Dirty Water 2019
Long-overdue return to form from original psych-punks who refuse to go out without a bang.
Veterans ensembles like this are in unenviable position having to live up to their meager legacy and mere legend attached to their name: the artists have to retain their classic identity yet come up with new tunes. And that’s exactly what TCW do here – having proved on 2015’s "I'm Not Like Everybody Else" they could play without external instrumentalists – by applying typical late-’60s elements to today’s landscape. There’s a freshly sharpened focus to some of the pieces on offer, thanks to the songs’ political relevance, so the group’s takes on Dylan’s “Desolation Row” or Zappa’s “Trouble Everyday” go beyond the obligatory foray into the Californians contemporaries’ catalogues.
In pure tribute terms, the American quintet pay homage to their fallen friends on the spicy covers of THE SEEDS’ “Can’t Seem To Make You Mine” – with Sky Saxon’s colleague Daryl Hooper chiming in on the ivories – and “Talk Talk” from THE MUSIC MACHINE’s lore, which also switches to the “can’t seem” sort of uncertainty, but it’s on singer David Aguilar’s numbers that the combo cut through the decades between then and now and roll out the title track’s fragile, if hypnotic, optimism alongside murkier themes. Once wild excitement has defined “Secret Rendezvous” – a booming rally for togetherness or an effervescent hippie conspiracy: the choice is all the listener’s – where another co-founder Gary Andrijasivich’s drums do the tribal dance, the blame-laying, ominous marriage of raga and blues for “Judgement Day” may feel artificial, while Tim Abbott’s guitar and sitar paint the vocal-less “Bombay Pipeline” in truly exotic colors.

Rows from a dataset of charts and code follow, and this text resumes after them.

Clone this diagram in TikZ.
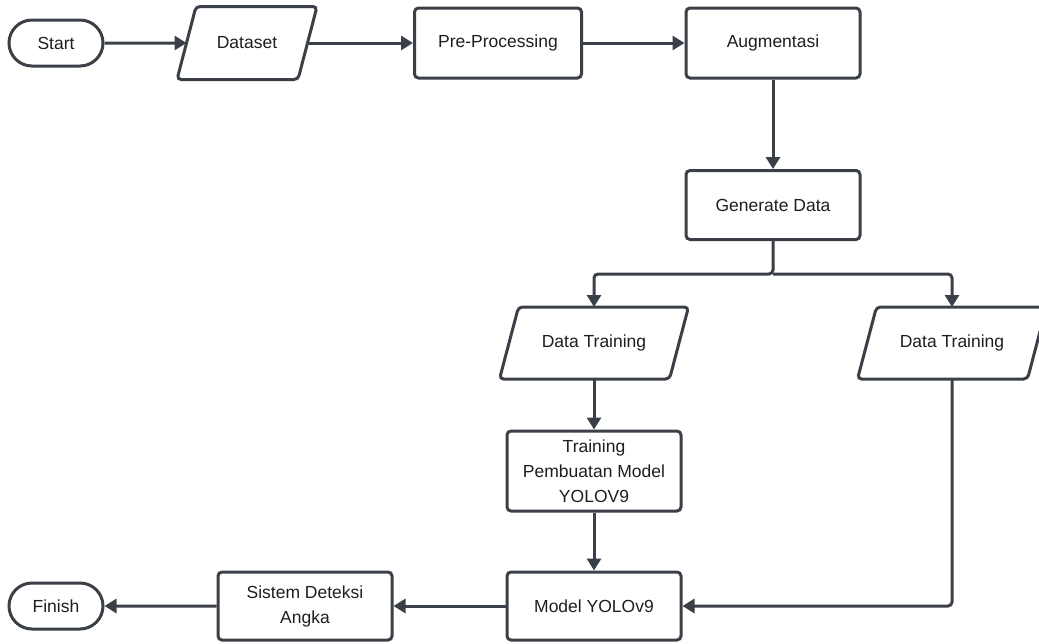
\documentclass[tikz,border=0pt]{standalone}
\usepackage{fontspec}
\setmainfont{Liberation Sans}
\usetikzlibrary{shapes.misc,positioning,arrows.meta}
\definecolor{linegray}{HTML}{3B4048}
\definecolor{textgray}{HTML}{1E1E1E}

\begin{document}
\begin{tikzpicture}[x=1pt,y=-1pt,on grid,line width=3pt,
	font=\fontsize{17.5}{25}\selectfont,
	proc/.style={rectangle,draw=linegray,rounded corners=4pt,text=textgray,align=center,inner sep=0pt,minimum width=174pt,minimum height=69pt},
	inout/.style={rectangle,text=textgray,inner sep=0pt,minimum width=167pt,minimum height=69pt},
	term/.style={rounded rectangle,draw=linegray,text=textgray,inner sep=0pt,minimum width=94pt,minimum height=46pt},
	flow/.style={draw=linegray,rounded corners=4pt,-{Triangle[length=12pt,width=14pt]}}]
	\useasboundingbox (0,0) rectangle (1039,643);
	\node[term] (start) at (56,43) {Start};
	\node[inout,minimum width=118pt,minimum height=70pt] (dataset) [right=191pt of start] {Dataset};
	\node[proc,minimum width=167pt,minimum height=70pt] (prep) [right=251pt of dataset] {Pre-Processing};
	\node[proc,minimum height=70pt] (augm) [right=275pt of prep] {Augmentasi};
	\node[proc] (gendata) [below=162pt of augm] {Generate Data};
	\coordinate[below=69pt of gendata] (split);
	\node[inout] (trainl) [below left=138pt and 179pt of gendata] {Data Training};
	\node[inout] (trainr) [below right=138pt and 179pt of gendata] {Data Training};
	\node[proc,minimum height=80pt] (buildm) [below=128pt of trainl] {Training\\Pembuatan Model\\YOLOV9};
	\node[proc,minimum height=68pt] (model) [below=135pt of buildm] {Model YOLOv9};
	\node[proc,minimum height=68pt] (detect) [left=289pt of model] {Sistem Deteksi\\Angka};
	\node[term] (finish) [left=249pt of detect] {Finish};
	% jajaran genjang untuk input/output
	\foreach \n in {dataset,trainl,trainr}
		\draw[linegray,rounded corners=4pt] ([xshift=9.5pt]\n.north west) -- ([xshift=9.5pt]\n.north east)
			-- ([xshift=-9.5pt]\n.south east) -- ([xshift=-9.5pt]\n.south west) -- cycle;
	% alur utama
	\draw[flow] (start) -- (dataset);
	\draw[flow] (dataset) -- (prep);
	\draw[flow] (prep) -- (augm);
	\draw[flow] (augm) -- (gendata);
	\draw[flow] (gendata) -- (split) -| (trainl);
	\draw[flow] (split) -| (trainr);
	\draw[flow] (trainl) -- (buildm);
	\draw[flow] (buildm) -- (model);
	\draw[flow] (trainr) |- (model);
	\draw[flow] (model) -- (detect);
	\draw[flow] (detect) -- (finish);
\end{tikzpicture}
\end{document}
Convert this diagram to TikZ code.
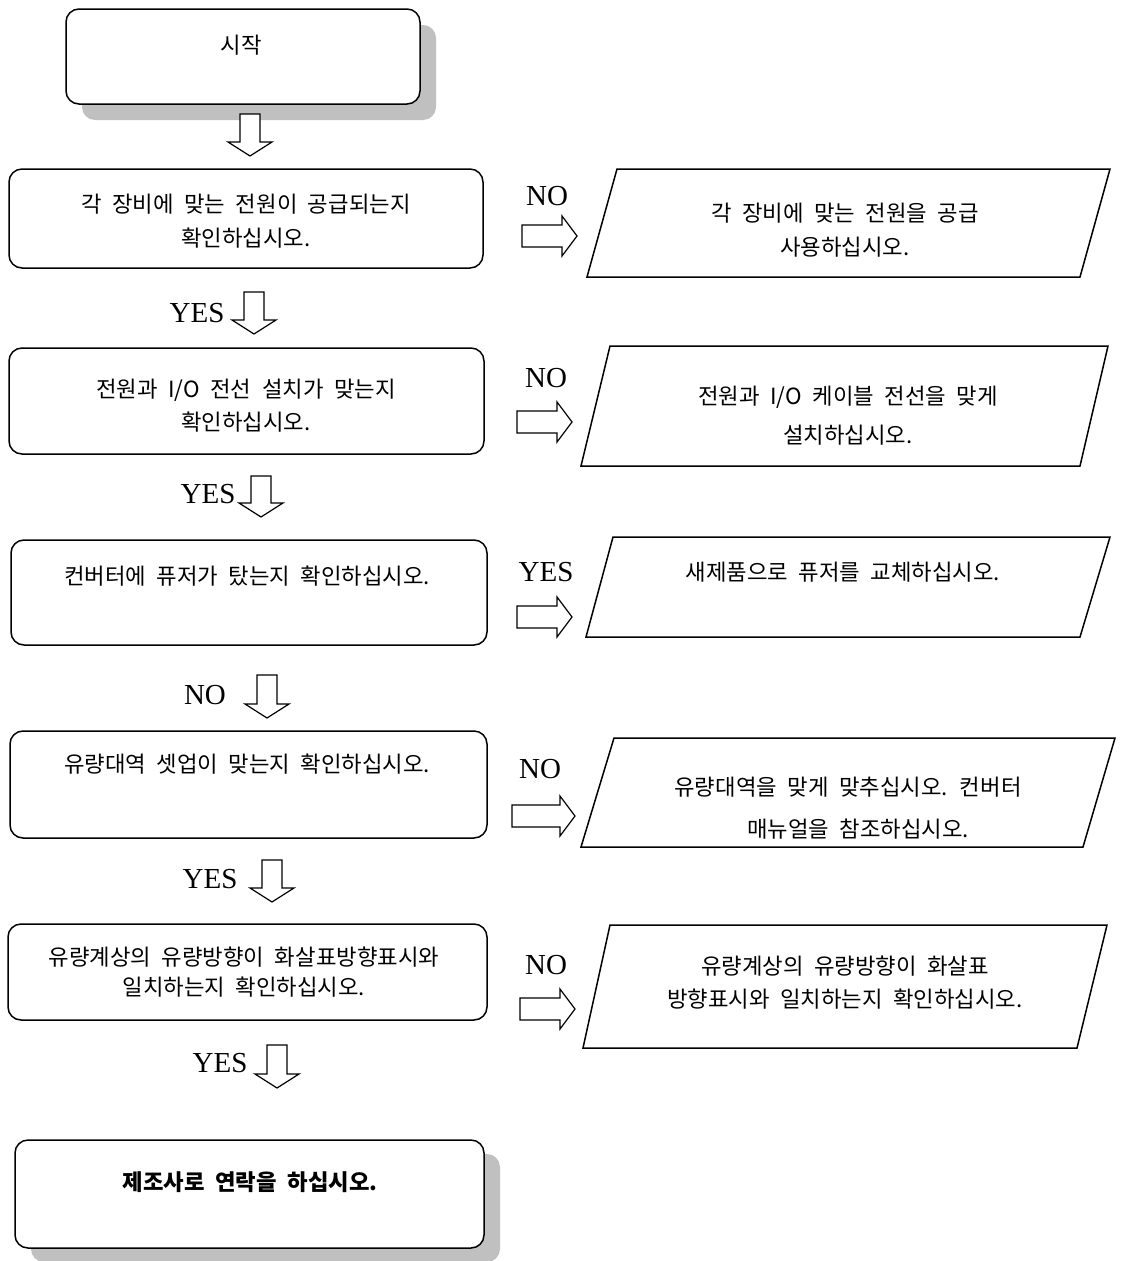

Still the Diddley beat under “Take A Ride” – as well as catchy call-and-response – doesn’t fail to deliver romantic delight, and “Bed” is the best ballad in this band’s repertoire, the perfect link from the past to the present tense. To the very hope “Till The Daylight Comes” is spreading in jangly tones: this is the voice, the inner one each of us must heed for the future to factor in our plans. It’s unenviable, yet necessary position.